İnsanlar şiddette yatkın bir beyne sahip değildir. Çünkü saldırganca davranışlar üst nöronsal süreçler tarafından tekrar süzgeçten geçirilerek önlenebilir bir duruma dönüştürülebilir.
Savaş içgüdüsel bir süreç değildir. Aksine savaşlar planlanmış stratejik davranışlar, rasyonel faktörler, kısa ve uzun vadedeki getiriler ve götürüler hesaplanarak bilinçli olarak atılan adımlardan ibarettir.
Bu açıklamaya göre öfke duygusunun önüne geçebileceğimiz ve saldırganca davranışlarımızı engelleyebileceğimiz ortaya çıkmaktadır.
Öfke her insanın yaşayabileceği doğal bir duygudur. Öfke duygusunun yaşamımızda sorun haline dönüşmesi öfkemizin ifade ediliş tarzıyla ilgilidir. Öfke çoğunlukla saldırgan bir davranışla ifade edilmektedir. Örneğin fiziksel olarak birine vurma ya da sözel olarak birini aşağılama. Bunun yanı sıra pasif saldırganlık olarak tanımlanan ve aktivite içermemesine rağmen zarar verme niyeti taşıyan hareketsizlik durumuyla da öfke ifade edilebilir. Örneğin, başkalarını rahatsız etmek amacı ile somurtma, işleri ağırdan alma, kasıtlı beceriksizlik, kasıtlı erteleme, sorumluluk almaktan kaçınma, unutma gibi. Oysa öfke duygusunu bir işaret olarak değerlendirip doğru yorumlarsak öfkemizi kontrol edememekten kaynaklanan problemlerin oluşmasını da önleyebiliriz.
→Öfke duygusuyla baş etmekte güçlük çektiğimizi gösteren bazı belirtiler vardır:
→Öfkelendiğimizde çoğunlukla kendimizi kontrolsüz hissederiz.

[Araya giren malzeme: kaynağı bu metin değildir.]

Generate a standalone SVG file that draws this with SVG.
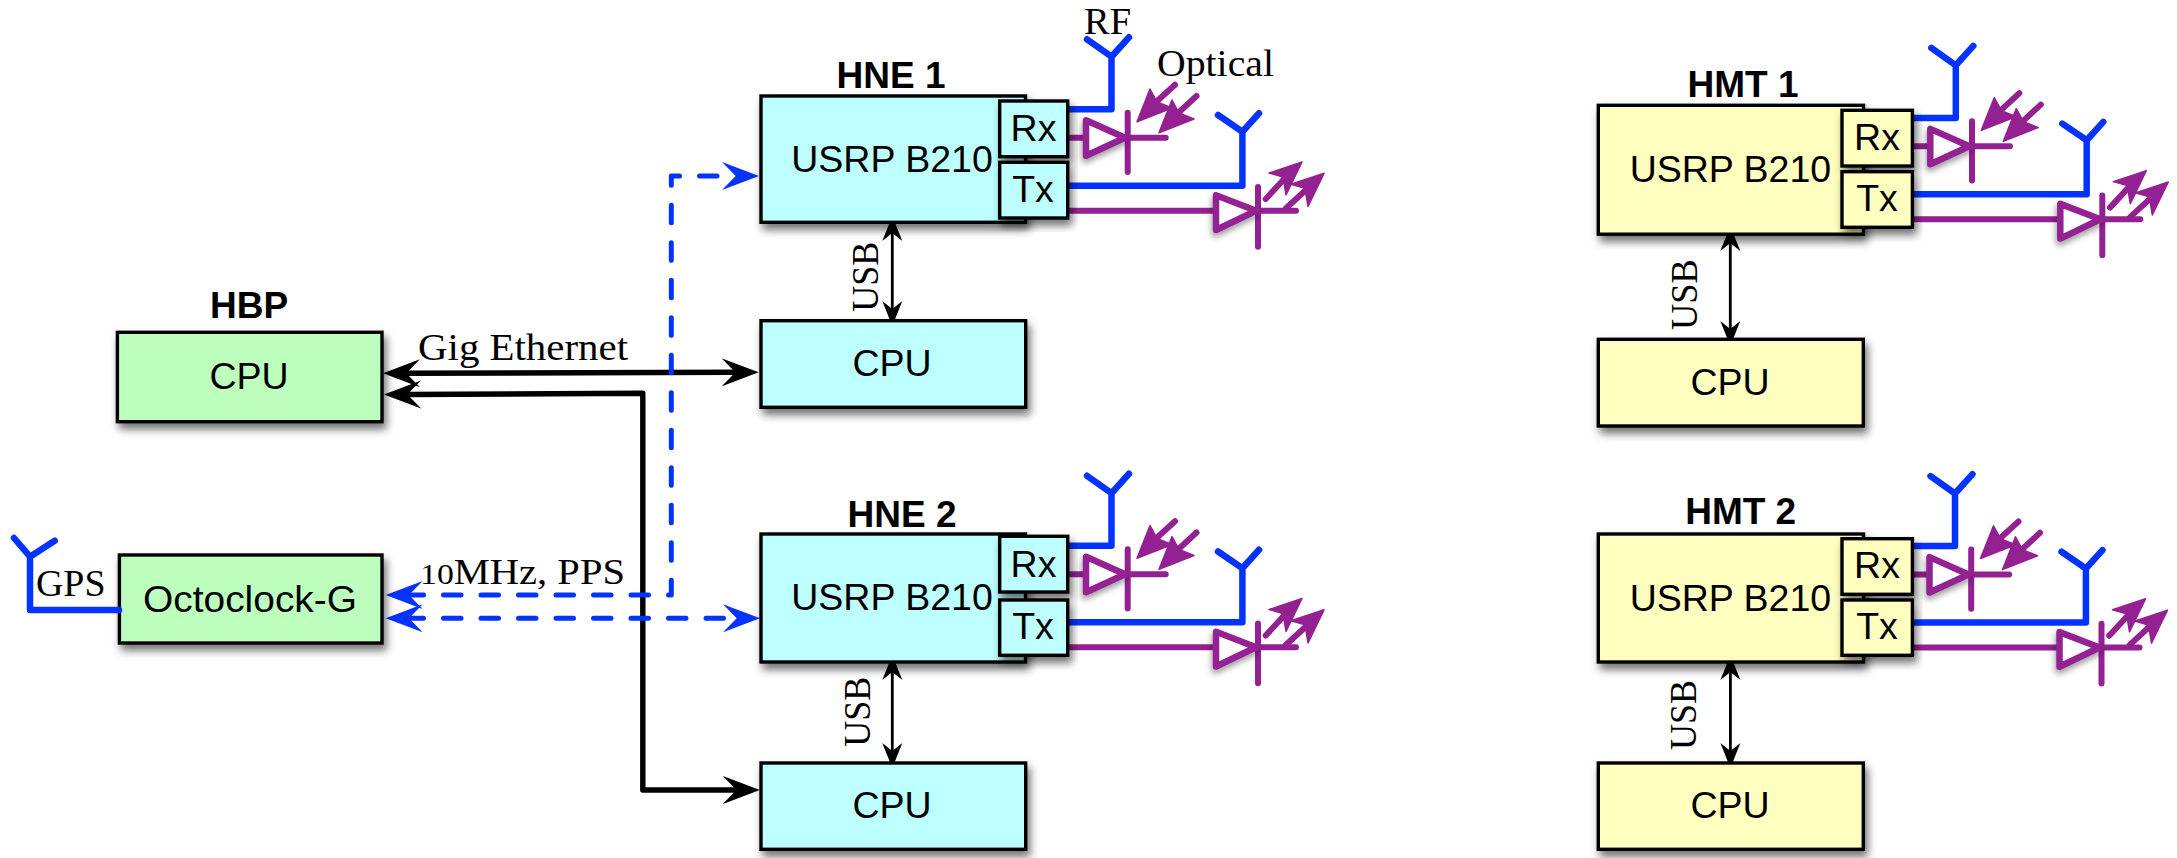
<svg xmlns="http://www.w3.org/2000/svg" xmlns:xlink="http://www.w3.org/1999/xlink" width="2177" height="858" viewBox="0 0 2177 858">
<style>
.box{stroke:#000;stroke-width:3.4;filter:url(#sh)}
.cy{fill:#bdffff}.gr{fill:#bdffbd}.ye{fill:#ffffbf}
text{fill:#000}
.s{font-family:"Liberation Sans",Arial,sans-serif;font-size:37.5px;text-anchor:middle}
.b{font-family:"Liberation Sans",Arial,sans-serif;font-size:37px;font-weight:bold;text-anchor:middle}
.t{font-family:"Liberation Serif","Times New Roman",serif;font-size:38.5px}
.rf{fill:none;stroke:#0433ff;stroke-width:6.5;stroke-linecap:round;stroke-linejoin:round}
.op{fill:none;stroke:#942192;stroke-width:6;stroke-linecap:round;stroke-linejoin:round}
.tri{fill:#fff;stroke:#942192;stroke-width:6.5;stroke-linejoin:round;filter:url(#sh2)}
.head{fill:#942192;stroke:#942192;stroke-width:1.5;stroke-linejoin:round}
.k{fill:none;stroke:#000;stroke-width:5.4;stroke-linejoin:round;marker-start:url(#ak);marker-end:url(#ak)}
.u{fill:none;stroke:#000;stroke-width:2.8;marker-start:url(#au);marker-end:url(#au)}
.d{fill:none;stroke:#0433ff;stroke-width:5;stroke-linecap:round;stroke-linejoin:round;stroke-dasharray:17.5 20;stroke-dashoffset:3;marker-start:url(#ab);marker-end:url(#ab)}
</style>
<defs>
<filter id="sh" x="-15%" y="-20%" width="130%" height="145%"><feDropShadow dx="3" dy="6" stdDeviation="4.5" flood-color="#000" flood-opacity="0.55"/></filter>
<filter id="sh2" x="-30%" y="-30%" width="160%" height="170%"><feDropShadow dx="-1" dy="4" stdDeviation="3" flood-color="#000" flood-opacity="0.4"/></filter>
<marker id="ak" markerUnits="userSpaceOnUse" markerWidth="38" markerHeight="30" viewBox="0 0 38 30" refX="13.7" refY="15" orient="auto-start-reverse"><path d="M0,1 L37,15 L0,29 L13.7,15Z" fill="#000"/></marker>
<marker id="ab" markerUnits="userSpaceOnUse" markerWidth="38" markerHeight="30" viewBox="0 0 38 30" refX="13.7" refY="15" orient="auto-start-reverse"><path d="M0,1 L37,15 L0,29 L13.7,15Z" fill="#0433ff"/></marker>
<marker id="au" markerUnits="userSpaceOnUse" markerWidth="26" markerHeight="22" viewBox="0 0 26 22" refX="8" refY="11" orient="auto-start-reverse"><path d="M0,1 L25,11 L0,21 L8,11Z" fill="#000"/></marker>
<g id="links">
<path class="rf" d="M1068,109.3 H1111.5 V56.7 M1087,39.3 L1111.5,56.7 L1129,37.3"/>
<path class="rf" d="M1068,185.7 H1242.4 V131.7 M1218,115 L1242.4,131.7 L1259,113.3"/>
<path class="op" d="M1068,137.7 H1086 M1127.7,112.7 V172 M1127.7,137.7 H1165.7"/>
<path class="tri" d="M1086,120.3 V155.7 L1125,137.7Z"/>
<path class="op" d="M1175,84.7 L1155,103 M1196.5,96 L1177,114"/>
<path class="head" d="M1137,121.7 L1150,89 L1157,102 L1172,108Z M1159,132.7 L1172,100 L1179,113 L1194,119Z"/>
<path class="op" d="M1068,210.7 H1216 M1258,187 V246.7 M1258,210.7 H1296"/>
<path class="tri" d="M1216,195.3 V230 L1256,210.7Z"/>
<path class="op" d="M1265.7,199 L1285,178 M1286,208.3 L1307,189"/>
<path class="head" d="M1302,162 L1269,173 L1283,177 L1286,195Z M1324,173.3 L1291,184.3 L1305,188.3 L1308,206.3Z"/>
</g>
</defs>

<g id="connectors">
<path class="k" d="M406.3,373.3 L735.4,372.3"/>
<path class="k" d="M407.3,394.5 L642.8,393.3 V790 H736.5"/>
<path class="d" d="M409,595 H671.3 V176 H735.7"/>
<path class="d" d="M409,618.3 H736.7"/>
<path class="u" d="M892.3,233 V309"/>
<path class="u" d="M892.3,672 V751"/>
<path class="u" d="M1730.3,243 V329"/>
<path class="u" d="M1730.4,672 V751"/>
</g>

<g id="hbp">
<rect class="box gr" x="117.4" y="332.3" width="264.6" height="89.4"/>
<text class="s" x="249" y="389.3">CPU</text>
<text class="b" x="249" y="318.3">HBP</text>
</g>
<g id="octoclock">
<rect class="box gr" x="119.4" y="555" width="262.6" height="88"/>
<text class="s" x="250" y="611.7" textLength="214" lengthAdjust="spacingAndGlyphs">Octoclock-G</text>
<path class="rf" d="M119,610 H30 V556.7 M14,538 L30,556.7 L54.7,540.7"/>
<text class="t" x="36" y="596" textLength="69.5" lengthAdjust="spacingAndGlyphs">GPS</text>
</g>

<g id="hne1">
<use xlink:href="#links" href="#links"/>
<text class="b" x="891" y="88">HNE 1</text>
<rect class="box cy" x="761" y="96" width="264.5" height="126.3"/>
<text class="s" x="892" y="171.7">USRP B210</text>
<rect class="box cy" x="999.7" y="101" width="68" height="55.7"/>
<text class="s" x="1033.5" y="141.3">Rx</text>
<rect class="box cy" x="999.7" y="162.3" width="68" height="55.7"/>
<text class="s" x="1033" y="201.7">Tx</text>
</g>
<g id="hne1-cpu">
<rect class="box cy" x="761" y="320.7" width="264.7" height="86.6"/>
<text class="s" x="892" y="375.7">CPU</text>
<text class="t" transform="translate(878.3,311.7) rotate(-90)" textLength="70" lengthAdjust="spacingAndGlyphs">USB</text>
</g>

<g id="hne2">
<use xlink:href="#links" href="#links" transform="translate(0,436.5)"/>
<text class="b" x="902" y="527.3">HNE 2</text>
<rect class="box cy" x="761" y="534" width="264.5" height="128"/>
<text class="s" x="892" y="610">USRP B210</text>
<rect class="box cy" x="999.7" y="536.3" width="68" height="55.7"/>
<text class="s" x="1033.5" y="577.3">Rx</text>
<rect class="box cy" x="999.7" y="600" width="68" height="55.3"/>
<text class="s" x="1033" y="639">Tx</text>
</g>
<g id="hne2-cpu">
<rect class="box cy" x="761" y="763" width="264.7" height="86.3"/>
<text class="s" x="892" y="817.7">CPU</text>
<text class="t" transform="translate(870.4,746.7) rotate(-90)" textLength="70" lengthAdjust="spacingAndGlyphs">USB</text>
</g>

<g id="hmt1">
<use xlink:href="#links" href="#links" transform="translate(844.3,8.6)"/>
<text class="b" x="1743" y="97.3">HMT 1</text>
<rect class="box ye" x="1598.3" y="105.3" width="265.2" height="128.9"/>
<text class="s" x="1730.4" y="182.3">USRP B210</text>
<rect class="box ye" x="1842" y="110.3" width="70.4" height="55.7"/>
<text class="s" x="1877" y="150">Rx</text>
<rect class="box ye" x="1842" y="171.7" width="70.4" height="55.6"/>
<text class="s" x="1877" y="211">Tx</text>
</g>
<g id="hmt1-cpu">
<rect class="box ye" x="1598.3" y="339.3" width="265" height="86.7"/>
<text class="s" x="1730" y="395">CPU</text>
<text class="t" transform="translate(1696.7,330) rotate(-90)" textLength="70.7" lengthAdjust="spacingAndGlyphs">USB</text>
</g>

<g id="hmt2">
<use xlink:href="#links" href="#links" transform="translate(843.5,436.8)"/>
<text class="b" x="1740.7" y="524.3">HMT 2</text>
<rect class="box ye" x="1598.3" y="534" width="265.2" height="128"/>
<text class="s" x="1730.4" y="610.7">USRP B210</text>
<rect class="box ye" x="1842" y="538.7" width="70.4" height="55.6"/>
<text class="s" x="1877" y="578.3">Rx</text>
<rect class="box ye" x="1842" y="600" width="70.4" height="55.3"/>
<text class="s" x="1877" y="639">Tx</text>
</g>
<g id="hmt2-cpu">
<rect class="box ye" x="1598.3" y="763" width="265" height="86.3"/>
<text class="s" x="1730" y="817.7">CPU</text>
<text class="t" transform="translate(1696,750) rotate(-90)" textLength="70" lengthAdjust="spacingAndGlyphs">USB</text>
</g>

<g id="labels">
<text class="t" x="1084" y="34.3" textLength="47" lengthAdjust="spacingAndGlyphs">RF</text>
<text class="t" x="1157" y="76" textLength="117" lengthAdjust="spacingAndGlyphs">Optical</text>
<text class="t" x="418" y="360" textLength="210" lengthAdjust="spacingAndGlyphs">Gig Ethernet</text>
<text class="t" x="420" y="584.3" font-size="36" style="font-size:36px" textLength="205" lengthAdjust="spacingAndGlyphs"><tspan style="font-size:30px">10</tspan>MHz, PPS</text>
</g>
</svg>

→Öfkelendiğimizde istemediğimiz davranışlarda bulunabiliriz ya da istemediğimiz sözler söyleyebiliriz.
→Öfkelendiğimizde gösterdiğimiz tepkiler insanlarla olan ilişkilerimize zarar verebilir.
→Öfkelendiğimizde dikkat ve konsantrasyon problemleri yaşarız.
→Öfkeli davranışlarımızın yasal bedelleri ile karşılaşabiliriz.
→Sakinleşmek için alkol ve madde gibi kötü alışkanlıklar edinebiliriz.
Bu belirtileri taşıdığımızı düşünüyorsak bir öfke kontrol problemimiz var demektir. Günlük yaşam içersinde öfkeyi kontrol etmek yerine öfkenin bizi kontrol ettiğini düşünüyorsak bu konu ile ilgili olarak mutlaka uzman bir psikoloğa danışmamız gerekmektedir. Unutmayalım ki, öfkeyi yok edemeyiz; ancak tepkilerimizi kontrol ederek onların bizi mutsuz etmesini önleyebiliriz.